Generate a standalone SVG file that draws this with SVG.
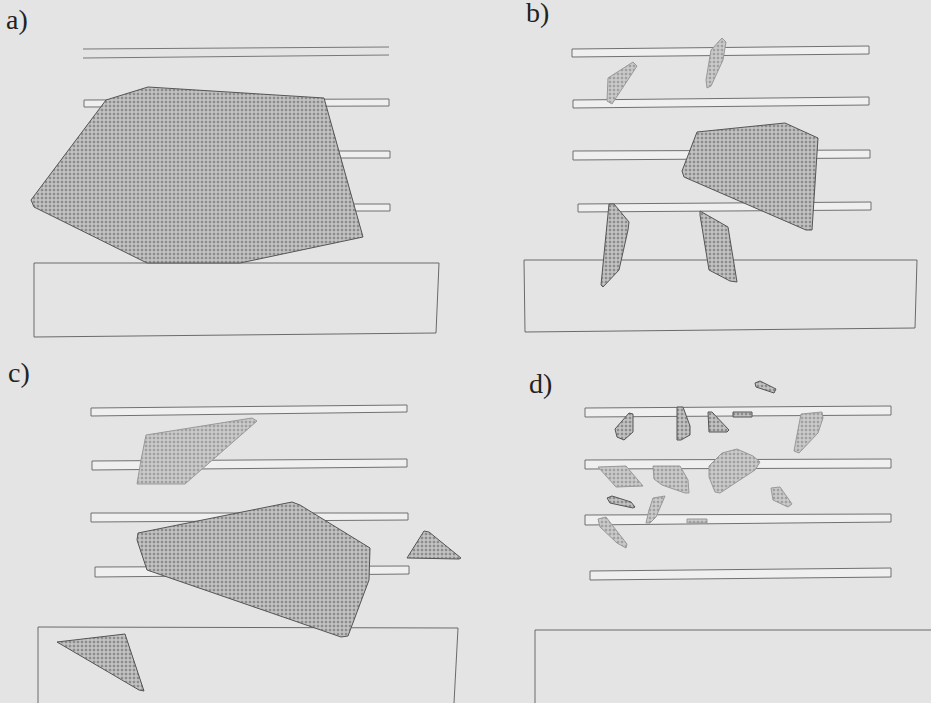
<svg xmlns="http://www.w3.org/2000/svg" width="931" height="703" viewBox="0 0 931 703">
<defs>
<pattern id="dots" width="4" height="4" patternUnits="userSpaceOnUse">
<rect width="4" height="4" fill="#c6c6c6"/>
<rect x="0.75" y="0.75" width="2.5" height="2.5" fill="#8c8c8c"/>
</pattern>
<pattern id="dotsL" width="4" height="4" patternUnits="userSpaceOnUse">
<rect width="4" height="4" fill="#cdcdcd"/>
<rect x="0.75" y="0.75" width="2.5" height="2.5" fill="#a0a0a0"/>
</pattern>
</defs>
<style>
.bar{fill:#efefef;stroke:#707070;stroke-width:1}
.blk{fill:none;stroke:#6a6a6a;stroke-width:1}
.rock{fill:url(#dots);stroke:#555;stroke-width:1;stroke-linejoin:round}
.rockL{fill:url(#dotsL);stroke:#999;stroke-width:1;stroke-linejoin:round}
.lbl{font-family:"Liberation Serif",serif;font-size:28px;fill:#222}
</style>
<rect width="931" height="703" fill="#e4e4e4"/>

<g id="panel-a">
<text class="lbl" x="6" y="29">a)</text>
<line x1="83" y1="49" x2="389" y2="47" stroke="#777"/>
<line x1="83" y1="58" x2="389" y2="55" stroke="#777"/>
<polygon class="bar" points="84,100 389,99 389,106 84,107"/>
<polygon class="bar" points="300,151 390,151 390,158 300,158"/>
<polygon class="bar" points="300,204 390,204 390,211 300,211"/>
<polygon class="blk" points="34,263 439,263 436,333 34,337"/>
<polygon class="rock" points="31,200 106,100 148,87 324,98 363,237 240,263 147,263 34,207"/>
</g>

<g id="panel-b">
<text class="lbl" x="526" y="22">b)</text>
<polygon class="bar" points="572,49 869,46 869,54 572,57"/>
<polygon class="bar" points="573,100 869,97 869,105 573,108"/>
<polygon class="bar" points="573,151 870,150 870,158 573,160"/>
<polygon class="bar" points="578,204 871,202 871,210 578,212"/>
<polygon class="blk" points="524,260 917,260 915,328 525,332"/>
<polygon class="rockL" points="608,78 633,62 637,66 612,104 607,101"/>
<polygon class="rockL" points="722,38 726,42 723,60 711,86 707,88 706,80 711,50"/>
<polygon class="rock" points="697,132 785,123 818,138 812,230 806,230 684,177 682,171"/>
<polygon class="rock" points="609,204 614,204 629,222 628,230 619,270 603,287 601,285"/>
<polygon class="rock" points="700,211 728,227 737,282 730,281 709,270 700,215"/>
</g>

<g id="panel-c">
<text class="lbl" x="8" y="382">c)</text>
<polygon class="bar" points="91,408 407,405 407,412 91,416"/>
<polygon class="bar" points="92,461 407,459 407,467 92,470"/>
<polygon class="bar" points="91,513 408,513 408,520 91,522"/>
<polygon class="bar" points="95,567 409,566 409,574 95,577"/>
<polyline class="blk" points="38,703 38,627 458,628 454,703"/>
<polygon class="rockL" points="146,435 252,418 257,421 185,484 137,484 141,460"/>
<polygon class="rock" points="138,533 292,502 300,505 370,548 369,580 348,636 341,637 147,570 137,540"/>
<polygon class="rock" points="407,558 424,531 429,532 461,558 459,559"/>
<polygon class="rock" points="57,642 125,634 144,691 139,690"/>
</g>

<g id="panel-d">
<text class="lbl" x="529" y="393">d)</text>
<polygon class="bar" points="585,408 891,406 891,415 585,417"/>
<polygon class="bar" points="585,460 891,459 891,468 585,469"/>
<polygon class="bar" points="585,515 891,514 891,522 585,525"/>
<polygon class="bar" points="590,571 891,568 891,577 590,580"/>
<polyline class="blk" points="535,703 535,630 931,630"/>
<polygon class="rock" points="755,383 760,381 776,389 774,393 756,387"/>
<polygon class="rock" points="615,429 629,413 633,414 633,432 624,440 617,437"/>
<polygon class="rock" points="677,407 683,407 690,426 690,435 681,440 677,440"/>
<polygon class="rock" points="708,412 712,412 729,430 727,432 709,432"/>
<polygon class="rock" points="733,412 752,412 752,417 733,417"/>
<polygon class="rockL" points="801,414 822,412 823,418 818,433 799,453 794,451 796,440"/>
<polygon class="rockL" points="598,467 626,466 643,486 616,487"/>
<polygon class="rockL" points="653,466 680,466 688,480 689,493 685,493 662,485 654,479"/>
<polygon class="rockL" points="709,466 722,453 737,449 753,456 760,462 755,470 720,493 715,492 709,477"/>
<polygon class="rockL" points="771,488 780,487 792,504 788,507 773,500"/>
<polygon class="rock" points="607,498 612,496 631,502 635,507 633,508 610,503"/>
<polygon class="rockL" points="653,498 665,496 656,517 650,523 646,523 649,510"/>
<polygon class="rockL" points="598,519 606,517 616,530 627,544 626,548 617,543 600,527"/>
<polygon class="rockL" points="687,519 707,519 707,523 687,523" stroke="none"/>
</g>
</svg>
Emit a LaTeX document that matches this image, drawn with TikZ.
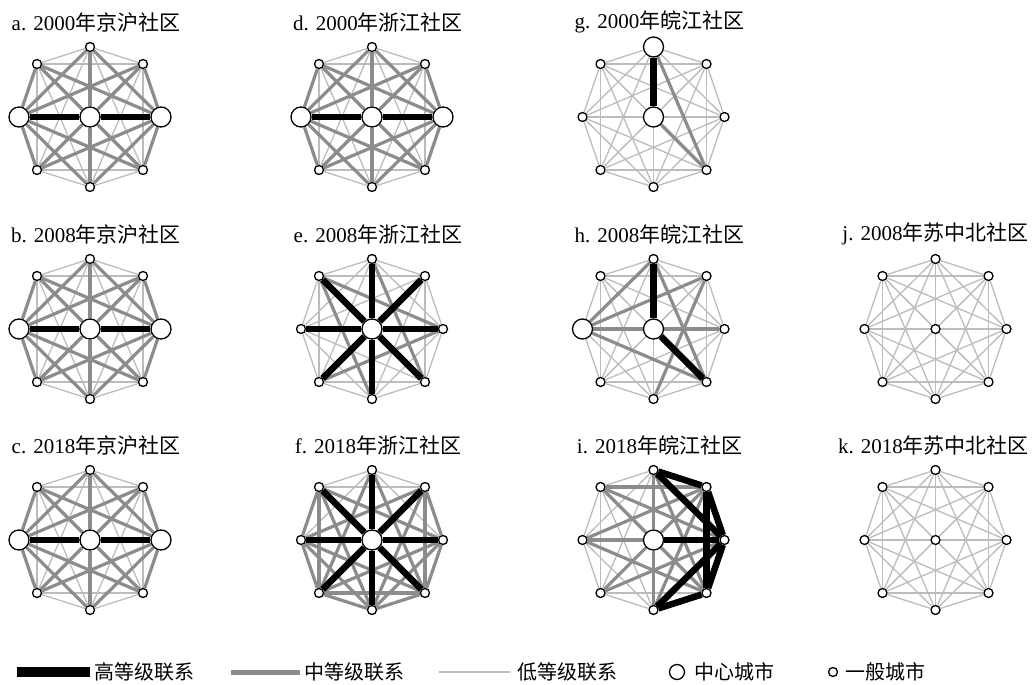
\documentclass[tikz,border=0pt]{standalone}
\usepackage{fontspec}
\setmainfont{Liberation Serif}
\newfontfamily\cjk{Noto Sans CJK SC}
\usepackage{xcolor}

\definecolor{midgray}{RGB}{140,140,140}
\definecolor{lowgray}{RGB}{188,188,188}
\pgfdeclarelayer{edges}
\pgfsetlayers{edges,main}

\tikzset{
  hub/.style={circle, draw, line width=1.3pt, fill=white, minimum size=20pt, inner sep=0pt},
  town/.style={circle, draw, line width=1.3pt, fill=white, minimum size=9pt, inner sep=0pt},
  high/.style={black, line width=6.5pt},
  mid/.style={midgray, line width=3.2pt},
  low/.style={lowgray, line width=1.3pt},
  ttl/.style={font=\fontsize{21}{24}\selectfont, inner sep=0pt},
  key/.style={font=\cjk\fontsize{20}{22}\selectfont, anchor=west, inner sep=0pt}
}

\makeatletter
\newcommand{\netpanel}[8]{%
  \begin{scope}[shift={(#2,#3)}]
    \node[ttl] (#1title) at (#8,-95) {#4};
    \foreach \k/\dx/\dy in {0/71/0,1/53/-53,2/0/-70,3/-53/-53,4/-71/0,5/-53/53,6/0/70,7/53/53,8/0/0}{%
      \edef\tmpk{,\k,}%
      \expandafter\in@\expandafter{\tmpk}{,#5,}%
      \ifin@ \node[hub] (#1\k) at (\dx,\dy) {};%
      \else \node[town] (#1\k) at (\dx,\dy) {};\fi
    }
    \begin{pgfonlayer}{edges}
      \foreach \i in {0,...,7}
        \foreach \j in {\i,...,8}
          {\ifnum\i<\j \draw[low] (#1\i) -- (#1\j);\fi}
      \if\relax\detokenize{#6}\relax\else
        \foreach \i/\j in {#6} \draw[mid] (#1\i) -- (#1\j);
      \fi
      \if\relax\detokenize{#7}\relax\else
        \foreach \i/\j in {#7} \draw[high] (#1\i) -- (#1\j);
      \fi
    \end{pgfonlayer}
  \end{scope}
}
\makeatother

\begin{document}
\begin{tikzpicture}[x=1pt, y=-1pt]
  \useasboundingbox (0,0) rectangle (1033,685);

  \netpanel{a}{90}{117}{a. 2000{\cjk 年京沪社区}}{0,4,8}
    {4/1,4/2,4/3,4/5,4/6,4/7,0/1,0/2,0/3,0/5,0/6,0/7,8/1,8/2,8/3,8/5,8/6,8/7}{4/8,8/0}{6}
  \netpanel{b}{90}{329}{b. 2008{\cjk 年京沪社区}}{0,4,8}
    {4/1,4/2,4/3,4/5,4/6,4/7,0/1,0/2,0/3,0/5,0/6,0/7,8/1,8/2,8/3,8/5,8/6,8/7}{4/8,8/0}{6}
  \netpanel{c}{90}{540}{c. 2018{\cjk 年京沪社区}}{0,4,8}
    {4/1,4/2,4/3,4/5,4/6,4/7,0/1,0/2,0/3,0/5,0/6,0/7,8/1,8/2,8/3,8/5,8/6,8/7}{4/8,8/0}{6}

  \netpanel{d}{372}{117}{d. 2000{\cjk 年浙江社区}}{0,4,8}
    {4/1,4/2,4/3,4/5,4/6,4/7,0/1,0/2,0/3,0/5,0/6,0/7,8/1,8/2,8/3,8/5,8/6,8/7}{4/8,8/0}{6}
  \netpanel{e}{372}{329}{e. 2008{\cjk 年浙江社区}}{8}
    {3/0,3/6,2/7,5/0}{8/0,8/1,8/2,8/3,8/4,8/5,8/6,8/7}{6}
  \netpanel{f}{372}{540}{f. 2018{\cjk 年浙江社区}}{8}
    {3/4,4/5,5/6,6/7,7/0,0/1,3/5,1/7,5/7,3/0,3/6,1/4,1/6,2/5,2/7,4/7,0/5,4/6,0/6}{8/0,8/1,8/2,8/3,8/4,8/5,8/6,8/7}{6}

  \netpanel{g}{653.5}{117}{g. 2000{\cjk 年皖江社区}}{2,8}
    {2/7,8/7}{2/8}{6}
  \netpanel{h}{653.5}{329}{h. 2008{\cjk 年皖江社区}}{4,8}
    {4/2,4/1,4/8,8/0,4/7,2/7,1/6}{2/8,8/7}{6}
  \netpanel{i}{653.5}{540}{i. 2018{\cjk 年皖江社区}}{8}
    {8/2,8/6,2/7,6/1,3/0,5/0,4/1,4/7,4/8,3/1,8/1,8/7,8/3,8/5}{2/1,2/0,1/0,1/7,0/7,6/7,6/0,8/0}{6}

  \netpanel{j}{935.5}{329}{j. 2008{\cjk 年苏中北社区}}{}{}{}{0}
  \netpanel{k}{935.5}{540}{k. 2018{\cjk 年苏中北社区}}{}{}{}{-2}

  \coordinate (hs) at (17,672);
  \coordinate (he) at (90,672);
  \draw[high, line width=10pt] (hs) -- (he);
  \node[key] (hk) at (94,672) {高等级联系};
  \coordinate (ms) at (231,672);
  \coordinate (me) at (300,672);
  \draw[mid, line width=5pt] (ms) -- (me);
  \node[key] (mk) at (304,672) {中等级联系};
  \coordinate (ls) at (439,672);
  \coordinate (le) at (510,672);
  \draw[low, line width=2pt] (ls) -- (le);
  \node[key] (lk) at (517,672) {低等级联系};
  \node[circle, draw, line width=1.3pt, minimum size=15pt, inner sep=0pt] (hubkey) at (677,672) {};
  \node[key] (hubtext) at (694,672) {中心城市};
  \node[town] (townkey) at (833,672) {};
  \node[key] (towntext) at (845,672) {一般城市};
\end{tikzpicture}
\end{document}
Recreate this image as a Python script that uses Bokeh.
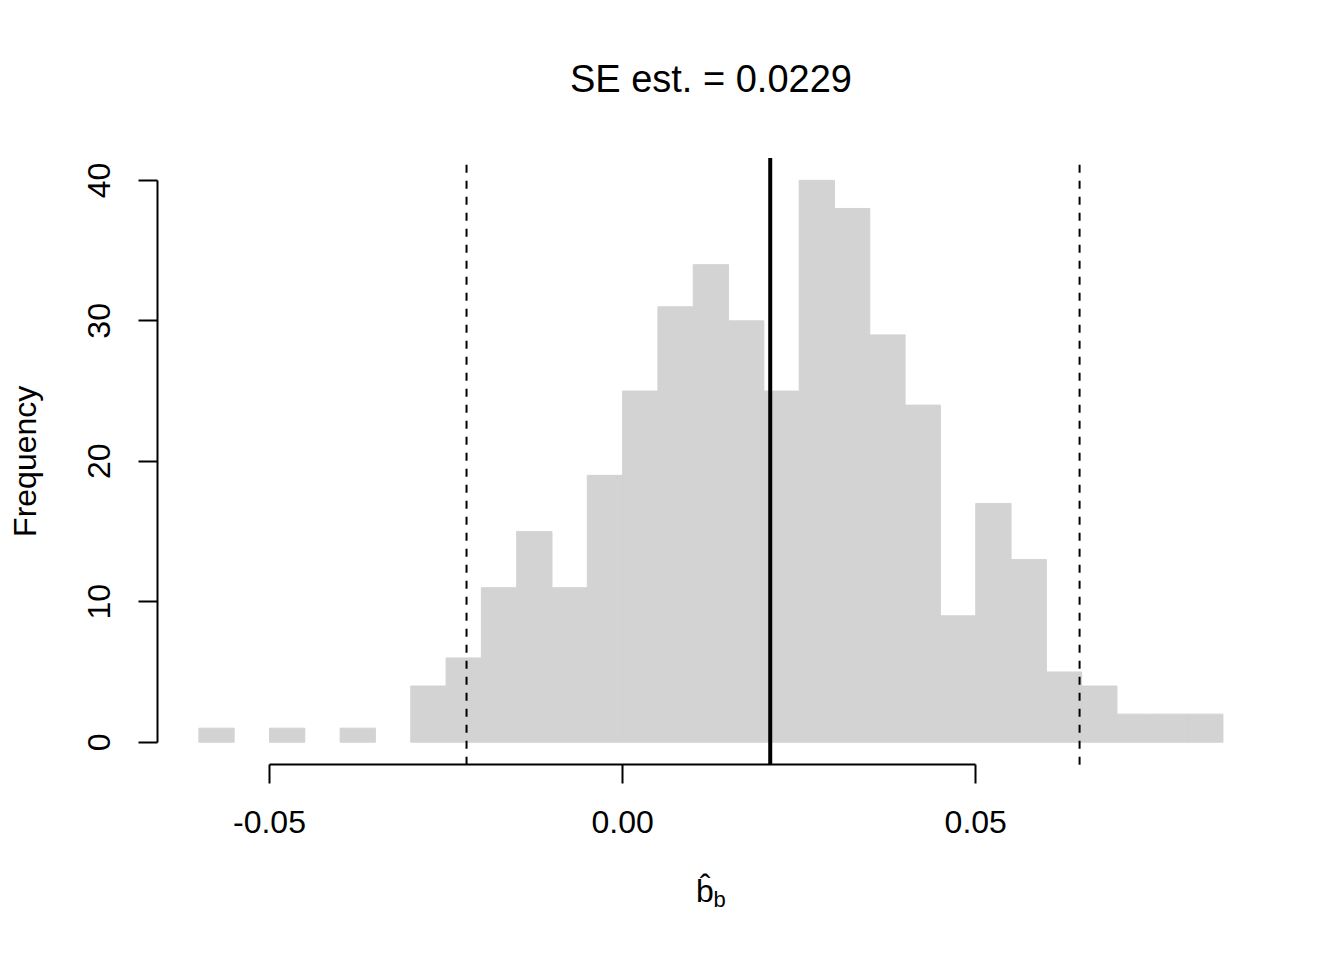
import math
from bokeh.plotting import figure
from bokeh.models import Range1d, FixedTicker, NumeralTickFormatter, Label
from bokeh.embed import file_html
from bokeh.resources import INLINE

# ---- data ----
bin_left = [-0.060, -0.055, -0.050, -0.045, -0.040, -0.035, -0.030, -0.025, -0.020, -0.015,
            -0.010, -0.005, 0.000, 0.005, 0.010, 0.015, 0.020, 0.025, 0.030, 0.035,
            0.040, 0.045, 0.050, 0.055, 0.060, 0.065, 0.070, 0.075, 0.080]
bin_width = 0.005
counts = [1, 0, 1, 0, 1, 0, 4, 6, 11, 15,
          11, 19, 25, 31, 34, 30, 25, 40, 38, 29,
          24, 9, 17, 13, 5, 4, 2, 2, 2]
estimate = 0.0209
ci_lower = -0.0221
ci_upper = 0.0647
x_ticks = [-0.05, 0.0, 0.05]
y_ticks = [0, 10, 20, 30, 40]
title_text = "SE est. = 0.0229"
ylabel_text = "Frequency"
xlabel_main = "b\u0302"
xlabel_sub = "b"

FONT = "Liberation Sans"

# ---- plot region (R style: 4% padding around the data) ----
bin_right = [b + bin_width for b in bin_left]
xmin, xmax = min(bin_left), max(bin_right)
ymin, ymax = 0, max(counts)
X0 = xmin - 0.04 * (xmax - xmin)
X1 = xmax + 0.04 * (xmax - xmin)
Y0 = ymin - 0.04 * (ymax - ymin)
Y1 = ymax + 0.04 * (ymax - ymin)

W, H = 1328, 944
PL, PR, PT, PB = 157.4, 1263.4, 157.4, 764.2   # plot region in canvas pixels
kx = (X1 - X0) / (PR - PL)
ky = (Y1 - Y0) / (PB - PT)
x_lo, x_hi = X0 - PL * kx, X0 + (W - PL) * kx
y_hi, y_lo = Y1 + PT * ky, Y1 - (H - PT) * ky

def px2x(px):
    return X0 + (px - PL) * kx

def py2y(py):
    return Y1 - (py - PT) * ky

p = figure(width=W, height=H, x_range=Range1d(x_lo, x_hi), y_range=Range1d(y_lo, y_hi),
           min_border=0, min_border_left=0, min_border_right=0,
           min_border_top=0, min_border_bottom=0,
           output_backend="svg", toolbar_location=None, title=None)
p.outline_line_color = None
p.xgrid.visible = False
p.ygrid.visible = False
p.background_fill_color = "white"
p.border_fill_color = "white"

edge_alpha = [1.0 if c > 0 else 0.0 for c in counts]
p.quad(left=bin_left, right=bin_right, bottom=0, top=counts,
       fill_color="#D3D3D3", line_color="#D3D3D3", line_width=1, line_alpha=edge_alpha)

p.segment(x0=[estimate], y0=[Y0], x1=[estimate], y1=[Y1], line_color="black", line_width=4)
p.segment(x0=[ci_lower, ci_upper], y0=[Y0, Y0], x1=[ci_lower, ci_upper], y1=[Y1, Y1],
          line_color="black", line_width=2, line_dash="8 8")

p.xaxis.fixed_location = Y0
p.yaxis.fixed_location = X0
for ax, ticks, fmt, sto in ((p.xaxis[0], x_ticks, "0.00", 27),
                            (p.yaxis[0], y_ticks, "0", 29)):
    ax.ticker = FixedTicker(ticks=ticks)
    ax.formatter = NumeralTickFormatter(format=fmt)
    ax.bounds = (ticks[0], ticks[-1])
    ax.minor_tick_line_color = None
    ax.major_tick_in = 0
    ax.major_tick_out = 19
    ax.major_tick_line_width = 2
    ax.major_tick_line_color = "black"
    ax.axis_line_width = 2
    ax.axis_line_color = "black"
    ax.major_label_text_font = FONT
    ax.major_label_text_font_size = "32px"
    ax.major_label_text_color = "black"
    ax.major_label_standoff = sto
p.yaxis[0].major_label_orientation = "parallel"

# title
p.add_layout(Label(x=px2x(710.4), y=py2y(78.5), text=title_text, text_font=FONT,
                   text_font_size="38px", text_align="center",
                   text_baseline="alphabetic", text_color="black"))
# y label
p.add_layout(Label(x=px2x(24.5), y=py2y(460.8), text=ylabel_text, text_font=FONT,
                   text_font_size="32px", text_align="center", angle=math.pi / 2,
                   text_baseline="alphabetic", text_color="black"))
# x label: b-hat with subscript b
p.add_layout(Label(x=px2x(695.5), y=py2y(890.5), text=xlabel_main, text_font=FONT,
                   text_font_size="32px", text_align="left",
                   text_baseline="alphabetic", text_color="black"))
p.add_layout(Label(x=px2x(713), y=py2y(899), text=xlabel_sub, text_font=FONT,
                   text_font_size="22px", text_align="left",
                   text_baseline="alphabetic", text_color="black"))

open("out.html", "w").write(file_html(p, INLINE))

--------------------

Exercise aim: Find the word "this" in the data and copy out each line where it turns up.

Reply to the task:
Generate a standalone SVG file that draws this with SVG.
Emit a LaTeX document that matches this image, drawn with TikZ.
Recreate this image as a Python script that uses Bokeh.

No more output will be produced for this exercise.